2. Evaluating ClassBalancedDataset and RepeatDataset is not supported thus evaluating concatenated datasets of these types is also not supported.

A more complex example that repeats Dataset_A and Dataset_B by N and M times, respectively, and then concatenates the repeated datasets is as the following.

dataset_A_train = dict(
    type='RepeatDataset',
    times=N,
    dataset=dict(
        type='Dataset_A',
        ...
        pipeline=train_pipeline
    )
)
dataset_A_val = dict(
    ...
    pipeline=test_pipeline
)
dataset_A_test = dict(
    ...
    pipeline=test_pipeline
)
dataset_B_train = dict(
    type='RepeatDataset',
    times=M,
    dataset=dict(
        type='Dataset_B',
        ...
        pipeline=train_pipeline
    )
)
data = dict(
    imgs_per_gpu=2,
    workers_per_gpu=2,
    train = [
        dataset_A_train,
        dataset_B_train
    ],
    val = dataset_A_val,
    test = dataset_A_test
)

Modify Dataset Classes

With existing dataset types, we can modify the class names of them to train subset of the annotations.
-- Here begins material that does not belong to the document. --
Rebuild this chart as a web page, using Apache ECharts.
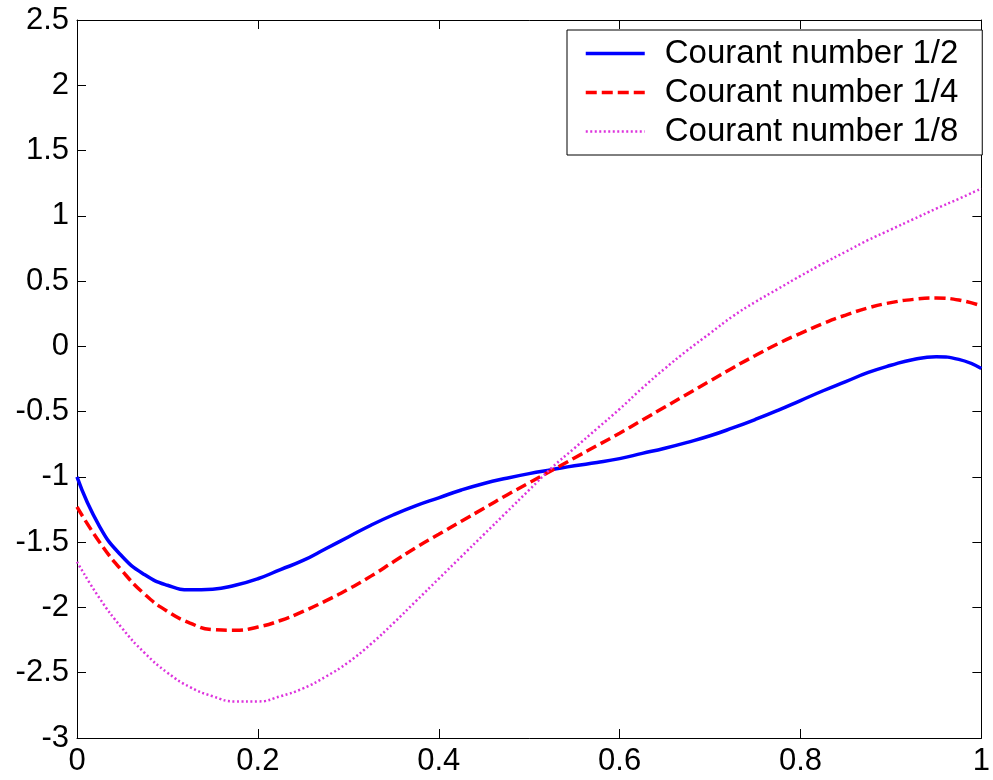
<!DOCTYPE html>
<html>
<head>
<meta charset="utf-8">
<script src="https://cdn.jsdelivr.net/npm/echarts@6/dist/echarts.min.js"></script>
<style>
  html, body { margin: 0; padding: 0; background: #fff; }
  #chart { width: 993px; height: 780px; }
</style>
</head>
<body>
<div id="chart"></div>
<script>
// x positions (step 0.025)
const xs = [0, 0.025, 0.05, 0.075, 0.1, 0.125, 0.15, 0.175, 0.2, 0.225,
            0.25, 0.275, 0.3, 0.325, 0.35, 0.375, 0.4, 0.425, 0.45, 0.475,
            0.5, 0.525, 0.55, 0.575, 0.6, 0.625, 0.65, 0.675, 0.7, 0.725,
            0.75, 0.775, 0.8, 0.825, 0.85, 0.875, 0.9, 0.925, 0.95, 0.975, 1.0];

const courantHalf = [-1.00, -1.38, -1.61, -1.75, -1.83, -1.865, -1.86, -1.83, -1.78, -1.71,
                     -1.64, -1.55, -1.46, -1.37, -1.29, -1.22, -1.16, -1.10, -1.05, -1.01,
                     -0.975, -0.945, -0.915, -0.89, -0.86, -0.82, -0.78, -0.735, -0.685, -0.625,
                     -0.56, -0.49, -0.415, -0.34, -0.27, -0.20, -0.145, -0.10, -0.08, -0.10, -0.17];
const courantQuarter = [-1.23, -1.50, -1.72, -1.90, -2.03, -2.12, -2.17, -2.175, -2.15, -2.10,
                        -2.03, -1.95, -1.86, -1.76, -1.65, -1.54, -1.44, -1.34, -1.24, -1.14,
                        -1.045, -0.95, -0.855, -0.76, -0.665, -0.565, -0.465, -0.365, -0.265, -0.165,
                        -0.07, 0.02, 0.10, 0.175, 0.24, 0.295, 0.335, 0.36, 0.37, 0.355, 0.31];
const courantEighth = [-1.65, -1.93, -2.16, -2.35, -2.50, -2.61, -2.68, -2.72, -2.72, -2.68,
                       -2.62, -2.53, -2.42, -2.28, -2.12, -1.95, -1.78, -1.61, -1.44, -1.27,
                       -1.10, -0.93, -0.78, -0.63, -0.48, -0.32, -0.17, -0.03, 0.10, 0.23,
                       0.34, 0.44, 0.54, 0.635, 0.725, 0.815, 0.895, 0.975, 1.055, 1.13, 1.21];

const seriesNames = ['Courant number 1/2', 'Courant number 1/4', 'Courant number 1/8'];

function pairs(ys) {
    return xs.map((x, i) => [x, ys[i]]);
}

const chart = echarts.init(document.getElementById('chart'));

const axisLine = { show: true, onZero: false, lineStyle: { color: '#000', width: 1 } };
const axisTick = { inside: true, length: 9, lineStyle: { color: '#000' } };
const label = { color: '#000', fontSize: 31, fontFamily: 'Liberation Sans, Arial, sans-serif' };

const styles = [
    { color: '#0000ff', width: 3.5, type: 'solid' },
    { color: '#ff0000', width: 3.5, type: [11, 5] },
    { color: '#dd33dd', width: 2.5, type: [2, 2.5] }
];

const option = {
    animation: false,
    backgroundColor: '#fff',
    grid: { left: 77, right: 4, top: 20, bottom: 42, containLabel: false },
    xAxis: [
        {
            type: 'value', min: 0, max: 1, interval: 0.2,
            axisLine: axisLine, axisTick: axisTick,
            axisLabel: Object.assign({ margin: 8 }, label),
            splitLine: { show: false }
        },
        {
            type: 'value', min: 0, max: 1, interval: 0.2, position: 'top',
            axisLine: axisLine, axisTick: axisTick,
            axisLabel: { show: false },
            splitLine: { show: false }
        }
    ],
    yAxis: [
        {
            type: 'value', min: -3, max: 2.5, interval: 0.5,
            axisLine: axisLine, axisTick: axisTick,
            axisLabel: Object.assign({ margin: 8 }, label),
            splitLine: { show: false }
        },
        {
            type: 'value', min: -3, max: 2.5, interval: 0.5, position: 'right',
            axisLine: axisLine, axisTick: axisTick,
            axisLabel: { show: false },
            splitLine: { show: false }
        }
    ],
    legend: {
        orient: 'vertical',
        left: 567,
        top: 30,
        padding: [7, 24, 7, 17],
        itemGap: 6,
        itemWidth: 59,
        itemHeight: 33,
        borderColor: '#000',
        borderWidth: 1,
        borderRadius: 0,
        backgroundColor: '#fff',
        itemStyle: { opacity: 0 },
        textStyle: {
            color: '#000', fontSize: 33, lineHeight: 33,
            fontFamily: 'Liberation Sans, Arial, sans-serif',
            padding: [0, 0, 0, 15]
        },
        data: seriesNames.map((name, i) => ({ name: name, lineStyle: styles[i] }))
    },
    series: seriesNames.map((name, i) => ({
        name: name, type: 'line', smooth: true, symbol: 'none',
        data: pairs([courantHalf, courantQuarter, courantEighth][i]),
        lineStyle: styles[i],
        itemStyle: { color: styles[i].color }
    }))
};

chart.setOption(option);
</script>
</body>
</html>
For example, if you want to train only three classes of the current dataset, you can modify the classes of dataset. The dataset will filter out the ground truth boxes of other classes automatically.

classes = ('person', 'bicycle', 'car')
data = dict(
    train=dict(classes=classes),
    val=dict(classes=classes),
    test=dict(classes=classes))

MMDetection V2.0 also supports to read the classes from a file, which is common in real applications. For example, assume the classes.txt contains the name of classes as the following.

person
bicycle
car

Users can set the classes as a file path, the dataset will load it and convert it to a list automatically.

classes = 'path/to/classes.txt'
data = dict(
    train=dict(classes=classes),
    val=dict(classes=classes),
    test=dict(classes=classes))

Note (related to MMDetection):

• Before MMDetection v2.5.0, the dataset will filter out the empty GT images automatically if the classes are set and there is no way to disable that through config. This is an undesirable behavior and introduces confusion because if the classes are not set, the dataset only filter the empty GT images when filter_empty_gt=True and test_mode=False. After MMDetection v2.5.0, we decouple the image filtering process and the classes modification, i.e., the dataset will only filter empty GT images when filter_empty_gt=True and test_mode=False, no matter whether the classes are set. Thus, setting the classes only influences the annotations of classes used for training and users could decide whether to filter empty GT images by themselves.
• Since the middle format only has box labels and does not contain the class names, when using CustomDataset, users cannot filter out the empty GT images through configs but only do this offline.
• The features for setting dataset classes and dataset filtering will be refactored to be more user-friendly in the future (depends on the progress).